* **INSTRUCTION**
In the records below, reproduce exactly the lines from the one containing "Clone this chart" through the one containing "Chart.register(...registerables)", both included, and omit the pictures.

* **RECORDS TO PROCESS**
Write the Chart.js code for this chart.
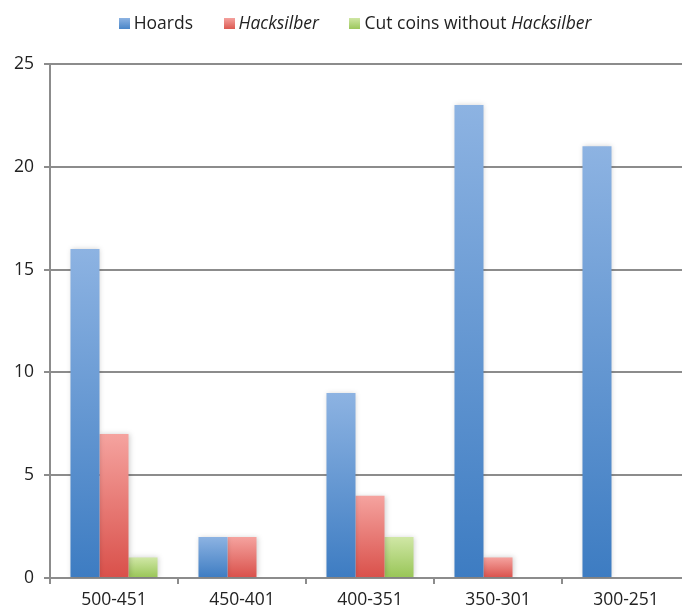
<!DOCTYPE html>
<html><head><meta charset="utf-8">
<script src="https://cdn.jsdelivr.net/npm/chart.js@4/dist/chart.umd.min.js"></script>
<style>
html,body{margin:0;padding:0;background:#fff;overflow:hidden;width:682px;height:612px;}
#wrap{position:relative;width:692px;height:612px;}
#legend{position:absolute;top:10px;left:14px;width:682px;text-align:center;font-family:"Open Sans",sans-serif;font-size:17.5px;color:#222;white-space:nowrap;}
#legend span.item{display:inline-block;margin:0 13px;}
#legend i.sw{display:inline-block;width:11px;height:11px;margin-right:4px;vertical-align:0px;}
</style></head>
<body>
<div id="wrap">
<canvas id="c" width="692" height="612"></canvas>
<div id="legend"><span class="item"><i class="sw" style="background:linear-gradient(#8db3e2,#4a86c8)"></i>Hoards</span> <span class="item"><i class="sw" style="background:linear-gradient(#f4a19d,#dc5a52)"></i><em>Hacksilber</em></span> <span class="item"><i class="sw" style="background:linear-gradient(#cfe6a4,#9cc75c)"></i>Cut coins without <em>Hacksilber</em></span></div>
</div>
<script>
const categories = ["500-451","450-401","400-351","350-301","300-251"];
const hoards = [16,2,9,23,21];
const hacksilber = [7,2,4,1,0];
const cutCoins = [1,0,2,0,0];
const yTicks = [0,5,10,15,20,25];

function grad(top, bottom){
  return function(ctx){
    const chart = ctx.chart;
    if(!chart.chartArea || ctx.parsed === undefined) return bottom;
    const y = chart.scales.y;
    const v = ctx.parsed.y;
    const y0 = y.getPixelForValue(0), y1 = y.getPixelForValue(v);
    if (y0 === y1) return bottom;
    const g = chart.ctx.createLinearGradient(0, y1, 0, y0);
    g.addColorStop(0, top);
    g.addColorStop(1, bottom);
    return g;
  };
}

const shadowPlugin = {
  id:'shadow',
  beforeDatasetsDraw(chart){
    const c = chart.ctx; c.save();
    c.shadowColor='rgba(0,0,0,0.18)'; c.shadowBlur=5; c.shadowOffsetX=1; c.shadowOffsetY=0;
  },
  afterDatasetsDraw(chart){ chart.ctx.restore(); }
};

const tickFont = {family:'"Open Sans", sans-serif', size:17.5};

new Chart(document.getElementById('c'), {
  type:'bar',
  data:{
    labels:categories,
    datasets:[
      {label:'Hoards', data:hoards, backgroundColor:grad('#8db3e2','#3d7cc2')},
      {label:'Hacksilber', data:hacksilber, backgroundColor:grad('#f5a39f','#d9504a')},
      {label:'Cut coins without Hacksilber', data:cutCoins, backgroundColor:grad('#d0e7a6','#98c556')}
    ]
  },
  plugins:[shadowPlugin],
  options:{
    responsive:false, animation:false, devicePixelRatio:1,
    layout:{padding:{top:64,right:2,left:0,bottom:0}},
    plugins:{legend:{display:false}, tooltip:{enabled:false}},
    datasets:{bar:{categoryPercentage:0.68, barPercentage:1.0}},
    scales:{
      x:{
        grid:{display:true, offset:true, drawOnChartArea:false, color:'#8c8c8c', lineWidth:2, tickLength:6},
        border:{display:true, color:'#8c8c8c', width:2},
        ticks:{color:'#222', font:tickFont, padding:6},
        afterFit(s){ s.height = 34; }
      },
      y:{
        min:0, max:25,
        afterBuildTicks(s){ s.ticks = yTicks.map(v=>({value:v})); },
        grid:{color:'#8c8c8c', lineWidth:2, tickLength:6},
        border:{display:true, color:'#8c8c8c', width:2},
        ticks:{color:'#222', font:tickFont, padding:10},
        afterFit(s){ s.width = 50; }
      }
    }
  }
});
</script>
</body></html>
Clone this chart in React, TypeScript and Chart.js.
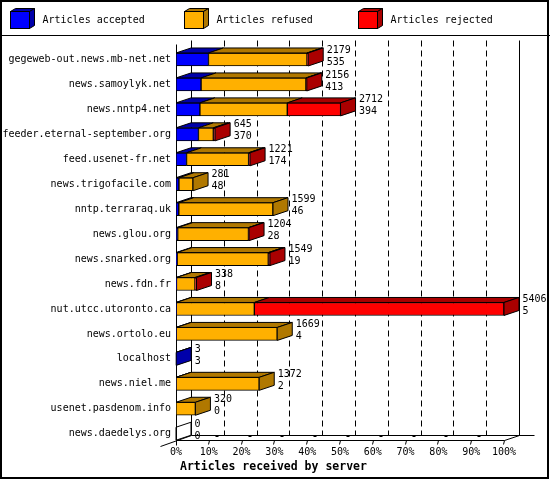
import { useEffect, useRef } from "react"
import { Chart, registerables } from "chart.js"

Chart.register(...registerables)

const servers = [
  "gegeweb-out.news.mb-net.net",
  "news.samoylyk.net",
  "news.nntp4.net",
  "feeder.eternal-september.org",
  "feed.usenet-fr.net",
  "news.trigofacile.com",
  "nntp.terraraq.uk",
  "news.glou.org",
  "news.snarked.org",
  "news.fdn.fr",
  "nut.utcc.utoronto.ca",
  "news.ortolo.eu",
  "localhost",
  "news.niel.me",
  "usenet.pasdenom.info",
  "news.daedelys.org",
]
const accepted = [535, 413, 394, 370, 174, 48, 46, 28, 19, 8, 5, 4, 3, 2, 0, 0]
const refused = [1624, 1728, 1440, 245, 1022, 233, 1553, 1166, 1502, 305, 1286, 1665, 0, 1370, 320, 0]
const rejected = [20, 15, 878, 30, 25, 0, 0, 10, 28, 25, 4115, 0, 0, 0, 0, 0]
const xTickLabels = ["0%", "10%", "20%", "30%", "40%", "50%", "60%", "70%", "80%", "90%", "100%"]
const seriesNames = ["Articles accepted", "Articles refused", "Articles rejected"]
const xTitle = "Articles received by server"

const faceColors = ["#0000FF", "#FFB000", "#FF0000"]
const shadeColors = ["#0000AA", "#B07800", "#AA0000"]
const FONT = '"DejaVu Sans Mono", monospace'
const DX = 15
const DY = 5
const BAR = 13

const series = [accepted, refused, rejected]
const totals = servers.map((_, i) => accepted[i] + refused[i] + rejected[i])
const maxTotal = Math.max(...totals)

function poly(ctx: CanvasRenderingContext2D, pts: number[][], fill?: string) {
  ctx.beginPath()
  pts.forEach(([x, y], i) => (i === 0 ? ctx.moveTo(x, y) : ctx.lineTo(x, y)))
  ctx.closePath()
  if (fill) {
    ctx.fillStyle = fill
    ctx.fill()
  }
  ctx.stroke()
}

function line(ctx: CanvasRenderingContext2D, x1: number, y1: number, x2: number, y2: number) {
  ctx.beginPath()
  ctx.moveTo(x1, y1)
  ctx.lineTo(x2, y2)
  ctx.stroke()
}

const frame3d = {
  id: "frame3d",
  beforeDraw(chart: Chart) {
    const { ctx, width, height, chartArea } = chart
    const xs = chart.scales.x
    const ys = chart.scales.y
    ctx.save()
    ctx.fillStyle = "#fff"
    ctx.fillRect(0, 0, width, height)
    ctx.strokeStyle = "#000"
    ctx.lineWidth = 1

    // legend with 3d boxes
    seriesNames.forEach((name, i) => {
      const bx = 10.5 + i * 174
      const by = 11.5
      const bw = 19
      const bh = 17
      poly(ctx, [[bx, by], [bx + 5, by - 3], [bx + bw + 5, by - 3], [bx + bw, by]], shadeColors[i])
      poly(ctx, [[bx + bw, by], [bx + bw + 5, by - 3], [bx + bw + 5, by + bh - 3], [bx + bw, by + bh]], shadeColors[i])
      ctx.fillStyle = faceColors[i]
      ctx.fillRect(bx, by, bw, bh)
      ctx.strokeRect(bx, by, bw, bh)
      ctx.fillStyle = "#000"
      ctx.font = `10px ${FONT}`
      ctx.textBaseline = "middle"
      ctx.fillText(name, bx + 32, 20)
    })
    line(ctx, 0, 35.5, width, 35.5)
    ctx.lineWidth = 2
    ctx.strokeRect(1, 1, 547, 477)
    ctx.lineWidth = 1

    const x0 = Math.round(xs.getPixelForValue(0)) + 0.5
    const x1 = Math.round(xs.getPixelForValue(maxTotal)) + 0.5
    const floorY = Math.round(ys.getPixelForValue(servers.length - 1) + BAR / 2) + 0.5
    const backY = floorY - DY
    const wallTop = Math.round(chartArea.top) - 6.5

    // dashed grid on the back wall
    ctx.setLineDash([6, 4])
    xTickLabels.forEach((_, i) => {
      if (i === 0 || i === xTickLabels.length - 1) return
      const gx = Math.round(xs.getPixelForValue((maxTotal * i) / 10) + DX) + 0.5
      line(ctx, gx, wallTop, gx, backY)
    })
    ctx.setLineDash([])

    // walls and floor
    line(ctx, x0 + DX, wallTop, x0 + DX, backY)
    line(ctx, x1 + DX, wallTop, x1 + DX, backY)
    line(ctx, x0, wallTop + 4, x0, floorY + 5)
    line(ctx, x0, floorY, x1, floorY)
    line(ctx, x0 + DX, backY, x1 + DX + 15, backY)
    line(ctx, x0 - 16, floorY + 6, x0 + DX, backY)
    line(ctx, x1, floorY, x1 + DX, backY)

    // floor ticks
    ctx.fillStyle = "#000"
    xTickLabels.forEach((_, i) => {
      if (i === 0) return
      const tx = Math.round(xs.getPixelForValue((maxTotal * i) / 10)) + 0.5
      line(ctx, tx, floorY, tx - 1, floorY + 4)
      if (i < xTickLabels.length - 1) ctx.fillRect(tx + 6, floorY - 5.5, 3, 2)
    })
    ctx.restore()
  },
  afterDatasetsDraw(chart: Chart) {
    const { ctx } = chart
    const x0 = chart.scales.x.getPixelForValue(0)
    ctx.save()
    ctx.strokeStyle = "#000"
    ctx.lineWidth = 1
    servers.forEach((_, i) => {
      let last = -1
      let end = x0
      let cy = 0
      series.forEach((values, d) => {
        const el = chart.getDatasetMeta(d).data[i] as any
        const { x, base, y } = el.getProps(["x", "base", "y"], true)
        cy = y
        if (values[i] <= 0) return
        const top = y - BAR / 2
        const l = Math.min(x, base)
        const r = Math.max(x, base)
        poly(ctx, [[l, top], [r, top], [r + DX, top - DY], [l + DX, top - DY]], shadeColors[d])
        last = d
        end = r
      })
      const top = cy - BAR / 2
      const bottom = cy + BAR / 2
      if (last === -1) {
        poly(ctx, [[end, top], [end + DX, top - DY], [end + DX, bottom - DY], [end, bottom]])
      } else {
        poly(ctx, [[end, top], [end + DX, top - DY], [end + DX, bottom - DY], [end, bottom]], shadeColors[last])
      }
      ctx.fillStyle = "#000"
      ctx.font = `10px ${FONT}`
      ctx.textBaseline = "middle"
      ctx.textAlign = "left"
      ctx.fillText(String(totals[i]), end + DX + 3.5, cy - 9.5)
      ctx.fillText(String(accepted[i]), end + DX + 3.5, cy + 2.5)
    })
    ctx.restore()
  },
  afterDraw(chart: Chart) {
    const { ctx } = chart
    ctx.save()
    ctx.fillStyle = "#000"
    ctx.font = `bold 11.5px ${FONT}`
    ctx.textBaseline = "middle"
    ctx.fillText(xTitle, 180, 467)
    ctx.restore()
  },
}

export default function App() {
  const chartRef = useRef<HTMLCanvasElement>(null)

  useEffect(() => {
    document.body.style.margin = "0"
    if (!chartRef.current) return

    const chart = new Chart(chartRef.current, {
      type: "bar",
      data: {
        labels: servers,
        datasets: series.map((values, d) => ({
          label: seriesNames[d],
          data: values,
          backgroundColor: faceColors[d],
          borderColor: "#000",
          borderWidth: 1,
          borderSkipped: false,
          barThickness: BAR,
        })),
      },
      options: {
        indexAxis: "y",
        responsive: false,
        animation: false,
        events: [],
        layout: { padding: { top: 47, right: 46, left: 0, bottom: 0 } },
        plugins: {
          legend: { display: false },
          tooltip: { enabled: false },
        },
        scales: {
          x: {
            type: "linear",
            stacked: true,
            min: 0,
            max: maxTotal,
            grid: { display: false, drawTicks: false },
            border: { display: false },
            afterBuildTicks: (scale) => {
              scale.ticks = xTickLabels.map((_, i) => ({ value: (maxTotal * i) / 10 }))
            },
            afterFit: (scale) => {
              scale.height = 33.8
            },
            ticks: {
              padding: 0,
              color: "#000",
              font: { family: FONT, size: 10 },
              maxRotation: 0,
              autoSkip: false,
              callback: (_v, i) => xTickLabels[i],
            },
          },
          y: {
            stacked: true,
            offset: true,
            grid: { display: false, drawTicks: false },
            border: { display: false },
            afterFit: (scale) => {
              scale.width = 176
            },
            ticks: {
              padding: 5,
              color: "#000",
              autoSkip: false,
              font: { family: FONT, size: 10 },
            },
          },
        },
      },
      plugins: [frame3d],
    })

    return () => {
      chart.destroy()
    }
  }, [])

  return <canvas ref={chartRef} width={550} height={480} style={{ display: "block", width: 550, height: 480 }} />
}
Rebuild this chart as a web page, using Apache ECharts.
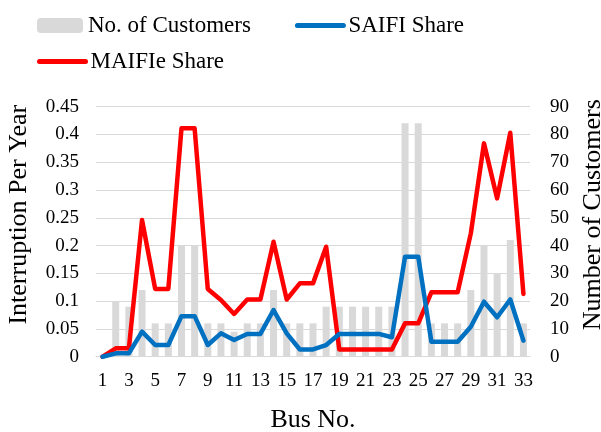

* **CORRECT RESULT**
Clone this chart in React, TypeScript and Chart.js.
import { useEffect, useRef } from "react"
import { Chart, registerables } from "chart.js"

Chart.register(...registerables)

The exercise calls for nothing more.